** What you need to do **
Print the listing as it stands, omitting all images.

** Recorded data **
========

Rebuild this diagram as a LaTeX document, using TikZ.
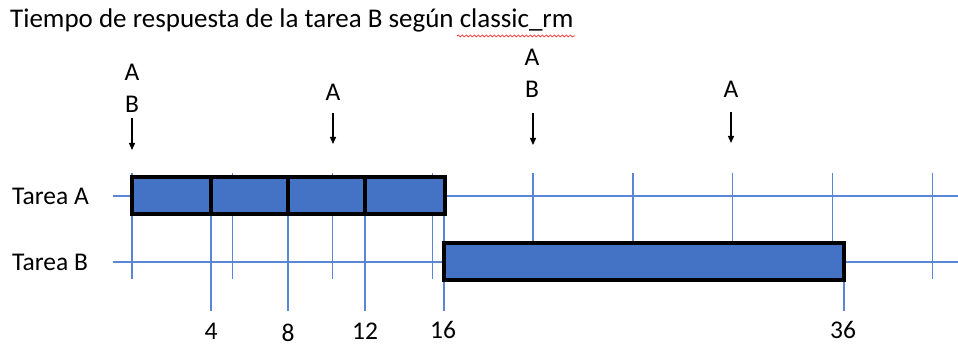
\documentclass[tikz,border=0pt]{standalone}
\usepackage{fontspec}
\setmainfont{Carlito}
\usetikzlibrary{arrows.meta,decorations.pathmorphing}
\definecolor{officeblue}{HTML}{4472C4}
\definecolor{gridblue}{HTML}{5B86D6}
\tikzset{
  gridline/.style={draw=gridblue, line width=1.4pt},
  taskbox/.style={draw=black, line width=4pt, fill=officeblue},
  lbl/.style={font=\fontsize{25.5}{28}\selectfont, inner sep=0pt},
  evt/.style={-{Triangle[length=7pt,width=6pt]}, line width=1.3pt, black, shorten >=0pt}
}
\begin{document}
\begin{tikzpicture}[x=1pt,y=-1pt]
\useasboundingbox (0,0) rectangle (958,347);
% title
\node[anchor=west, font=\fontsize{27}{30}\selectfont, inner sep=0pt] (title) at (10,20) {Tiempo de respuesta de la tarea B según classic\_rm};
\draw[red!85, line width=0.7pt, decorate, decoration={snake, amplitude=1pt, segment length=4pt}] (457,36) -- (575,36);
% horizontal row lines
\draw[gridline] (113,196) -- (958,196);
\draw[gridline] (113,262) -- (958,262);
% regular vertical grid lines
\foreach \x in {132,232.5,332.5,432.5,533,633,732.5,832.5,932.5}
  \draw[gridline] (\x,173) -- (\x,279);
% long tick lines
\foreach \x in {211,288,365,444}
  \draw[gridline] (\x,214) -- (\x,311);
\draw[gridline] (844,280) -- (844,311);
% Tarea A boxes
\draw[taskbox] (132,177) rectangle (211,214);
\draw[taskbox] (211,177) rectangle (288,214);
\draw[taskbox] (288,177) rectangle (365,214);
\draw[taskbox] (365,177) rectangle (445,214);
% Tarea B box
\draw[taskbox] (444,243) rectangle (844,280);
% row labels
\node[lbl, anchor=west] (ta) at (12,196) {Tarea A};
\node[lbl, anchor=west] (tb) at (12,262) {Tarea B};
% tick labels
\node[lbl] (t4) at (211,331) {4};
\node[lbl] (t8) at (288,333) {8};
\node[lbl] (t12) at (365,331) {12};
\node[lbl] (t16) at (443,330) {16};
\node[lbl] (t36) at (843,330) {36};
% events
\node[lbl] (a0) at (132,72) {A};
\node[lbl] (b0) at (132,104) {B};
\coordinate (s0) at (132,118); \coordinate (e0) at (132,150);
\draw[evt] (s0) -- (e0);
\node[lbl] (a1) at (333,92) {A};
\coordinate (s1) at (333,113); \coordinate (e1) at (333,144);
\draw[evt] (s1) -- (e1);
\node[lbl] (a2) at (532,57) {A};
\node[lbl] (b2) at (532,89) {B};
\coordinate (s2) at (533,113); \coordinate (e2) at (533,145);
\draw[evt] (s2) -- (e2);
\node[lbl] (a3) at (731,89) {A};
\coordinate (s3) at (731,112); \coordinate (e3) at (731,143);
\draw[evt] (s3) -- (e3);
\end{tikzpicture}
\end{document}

========

** Output of the task **
Rebuild this diagram as a LaTeX document, using TikZ.
\documentclass[tikz,border=0pt]{standalone}
\usepackage{fontspec}
\setmainfont{Carlito}
\usetikzlibrary{arrows.meta,decorations.pathmorphing}
\definecolor{officeblue}{HTML}{4472C4}
\definecolor{gridblue}{HTML}{5B86D6}
\tikzset{
  gridline/.style={draw=gridblue, line width=1.4pt},
  taskbox/.style={draw=black, line width=4pt, fill=officeblue},
  lbl/.style={font=\fontsize{25.5}{28}\selectfont, inner sep=0pt},
  evt/.style={-{Triangle[length=7pt,width=6pt]}, line width=1.3pt, black, shorten >=0pt}
}
\begin{document}
\begin{tikzpicture}[x=1pt,y=-1pt]
\useasboundingbox (0,0) rectangle (958,347);
% title
\node[anchor=west, font=\fontsize{27}{30}\selectfont, inner sep=0pt] (title) at (10,20) {Tiempo de respuesta de la tarea B según classic\_rm};
\draw[red!85, line width=0.7pt, decorate, decoration={snake, amplitude=1pt, segment length=4pt}] (457,36) -- (575,36);
% horizontal row lines
\draw[gridline] (113,196) -- (958,196);
\draw[gridline] (113,262) -- (958,262);
% regular vertical grid lines
\foreach \x in {132,232.5,332.5,432.5,533,633,732.5,832.5,932.5}
  \draw[gridline] (\x,173) -- (\x,279);
% long tick lines
\foreach \x in {211,288,365,444}
  \draw[gridline] (\x,214) -- (\x,311);
\draw[gridline] (844,280) -- (844,311);
% Tarea A boxes
\draw[taskbox] (132,177) rectangle (211,214);
\draw[taskbox] (211,177) rectangle (288,214);
\draw[taskbox] (288,177) rectangle (365,214);
\draw[taskbox] (365,177) rectangle (445,214);
% Tarea B box
\draw[taskbox] (444,243) rectangle (844,280);
% row labels
\node[lbl, anchor=west] (ta) at (12,196) {Tarea A};
\node[lbl, anchor=west] (tb) at (12,262) {Tarea B};
% tick labels
\node[lbl] (t4) at (211,331) {4};
\node[lbl] (t8) at (288,333) {8};
\node[lbl] (t12) at (365,331) {12};
\node[lbl] (t16) at (443,330) {16};
\node[lbl] (t36) at (843,330) {36};
% events
\node[lbl] (a0) at (132,72) {A};
\node[lbl] (b0) at (132,104) {B};
\coordinate (s0) at (132,118); \coordinate (e0) at (132,150);
\draw[evt] (s0) -- (e0);
\node[lbl] (a1) at (333,92) {A};
\coordinate (s1) at (333,113); \coordinate (e1) at (333,144);
\draw[evt] (s1) -- (e1);
\node[lbl] (a2) at (532,57) {A};
\node[lbl] (b2) at (532,89) {B};
\coordinate (s2) at (533,113); \coordinate (e2) at (533,145);
\draw[evt] (s2) -- (e2);
\node[lbl] (a3) at (731,89) {A};
\coordinate (s3) at (731,112); \coordinate (e3) at (731,143);
\draw[evt] (s3) -- (e3);
\end{tikzpicture}
\end{document}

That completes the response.